South Sudan President Salva Kiir
South Sudan's President Salva Kiir delivers a speech in the capital Juba, June 10, 2013. Reuters/Andreea Campeanu

The world's youngest country descended into political turmoil on Wednesday evening when South Sudan's President Salva Kiir sacked his entire cabinet.

The country has been facing monumental challenges since gaining independence in July 2011, including disputes with Sudan in the north, domestic clashes among ethnic groups and an ongoing economic crisis. Now, all 29 cabinet ministers and their deputies have been suspended, and Kiir is calling for patience as he cobbles together a new administration.

"Give the president a chance to form his government... he has already empowered the technocrats to see the day-to-day running of the administration," said Barnaba Marial Benjamin via radio address shortly after being suspended from his post as information minister, according to AFP.

Under-secretaries are managing the day-to-day business of governance as the crisis unfolds, and security officials are keeping a close watch on the streets of Juba, the country's capital.

South Sudan was formed when it split from Sudan following decades of conflict.

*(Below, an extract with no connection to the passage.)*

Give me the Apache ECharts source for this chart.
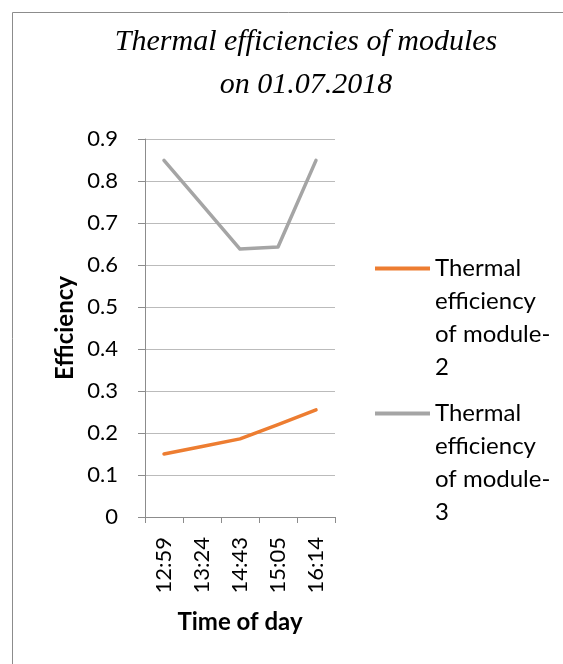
<!DOCTYPE html>
<html>
<head>
<meta charset="utf-8">
<script src="https://cdn.jsdelivr.net/npm/echarts@6/dist/echarts.min.js"></script>
<style>
  html, body { margin: 0; padding: 0; background: #fff; }
  #chart { width: 563px; height: 664px; }
</style>
</head>
<body>
<div id="chart"></div>
<script>
const times = ['12:59', '13:24', '14:43', '15:05', '16:14']
const module2 = [0.150, 0.168, 0.186, 0.220, 0.255]
const module3 = [0.849, 0.744, 0.638, 0.643, 0.849]
const seriesNames = ['Thermal efficiency of module-2', 'Thermal efficiency of module-3']
const legendLabels = ['Thermal\nefficiency\nof module-\n2', 'Thermal\nefficiency\nof module-\n3']

const font = 'Lato'
const chart = echarts.init(document.getElementById('chart'), null, { renderer: 'canvas' })

const options = {
  backgroundColor: '#fff',
  animation: false,
  graphic: [
    {
      type: 'rect',
      shape: { x: 12.5, y: 12.5, width: 600, height: 700 },
      style: { fill: 'none', stroke: '#8c8c8c', lineWidth: 1 },
      silent: true,
    },
  ],
  title: {
    text: 'Thermal efficiencies of modules\non 01.07.2018',
    left: 306,
    top: 21,
    padding: 0,
    textAlign: 'center',
    textStyle: {
      fontFamily: 'Liberation Serif',
      fontStyle: 'italic',
      fontWeight: 'normal',
      fontSize: 30,
      lineHeight: 43,
      color: '#000',
    },
  },
  legend: {
    orient: 'vertical',
    left: 370,
    top: 148,
    padding: 5,
    icon: 'rect',
    itemWidth: 55,
    itemHeight: 4,
    itemGap: -86,
    data: seriesNames,
    // blank lines above keep the icon level with the first text line
    formatter: name => '\n\n\n' + legendLabels[seriesNames.indexOf(name)],
    textStyle: {
      fontFamily: font,
      fontSize: 24,
      lineHeight: 33,
      color: '#000',
    },
  },
  grid: {
    left: 145,
    right: 228,
    top: 139,
    bottom: 147,
    containLabel: false,
  },
  xAxis: {
    type: 'category',
    data: times,
    boundaryGap: true,
    name: 'Time of day',
    nameLocation: 'middle',
    nameGap: 93,
    nameTextStyle: { fontFamily: font, fontWeight: 'bold', fontSize: 24, color: '#000' },
    axisLine: { lineStyle: { color: '#8c8c8c', width: 1 } },
    axisTick: { show: true, length: 6, lineStyle: { color: '#8c8c8c' } },
    axisLabel: {
      rotate: 90,
      margin: 20,
      fontFamily: font,
      fontSize: 22,
      color: '#000',
    },
    splitLine: { show: false },
  },
  yAxis: {
    type: 'value',
    min: 0,
    max: 0.9,
    interval: 0.1,
    name: 'Efficiency',
    nameLocation: 'middle',
    nameGap: 68,
    nameTextStyle: { fontFamily: font, fontWeight: 'bold', fontSize: 24, color: '#000' },
    axisLine: { show: true, lineStyle: { color: '#8c8c8c', width: 1 } },
    axisTick: { show: true, length: 7, lineStyle: { color: '#8c8c8c' } },
    axisLabel: {
      margin: 27,
      fontFamily: font,
      fontSize: 22,
      color: '#000',
      formatter: v => String(parseFloat(v.toFixed(1))),
    },
    splitLine: { show: true, lineStyle: { color: '#bbbbbb', width: 1 } },
  },
  series: [
    {
      name: seriesNames[0],
      type: 'line',
      data: module2,
      showSymbol: false,
      symbol: 'none',
      lineStyle: { color: '#ED7D31', width: 3.5, cap: 'round', join: 'round' },
      itemStyle: { color: '#ED7D31' },
    },
    {
      name: seriesNames[1],
      type: 'line',
      data: module3,
      showSymbol: false,
      symbol: 'none',
      lineStyle: { color: '#A5A5A5', width: 3.5, cap: 'round', join: 'round' },
      itemStyle: { color: '#A5A5A5' },
    },
  ],
}
chart.setOption(options)
</script>
</body>
</html>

The South had long suffered under the dictatorial regime of Omar al-Bashir, who holds power in Sudan’s capital city of Khartoum. A former anti-Khartoum rebel group called the Sudan People's Liberation Movement, or SPLM, has been South Sudan's ruling party since independence.

Kiir's decision to fire his cabinet highlights serious power struggles within the party, which is made up of a group of former rebel leaders who have struggled to establish order and promote development since independence.

"Things have not been moving in the government because of this internal fighting over who is going to control the SPLM," Nhial Bol, editor of Juba's Citizen TV, told Reuters.

Well-known officials like Vice President Riek Machar -- an influential political rival of Kiir's, and possibly the main target of the sacking -- and SPLM Secretary General Pagan Amum were not spared from the suspension, and their political futures remain unclear. Some ministers may return to their posts in Kiir's new cabinet.

Meanwhile, South Sudan's 11 million people are still dealing with longstanding problems that have plagued the young country since independence. The landlocked nation took the vast majority of Sudan's oil reserves when it split from the north. But Khartoum retains the pipelines South Sudan needs to get its product to market.

Before the country split into two, Sudan produced more than 450 thousand barrels of oil a day. But following South Sudan's breakaway, disagreements over pipeline fees led to a shutdown in oil flows beginning in January 2012, stripping both countries of their main revenue source and ratcheting up inflation.

The oil began flowing again in April but cross-border disputes continue. A current spat over South Sudan's alleged support for Sudanese insurgents -- which Juba denies -- had Sudan threatening last month to shut down the main pipeline within 60 days.

This week, South Sudan countered with a proposition to shut down production as soon as July 31. That announcement came shortly before Kiir fired his ministers.

No date has yet been set for a new cabinet to assume its duties.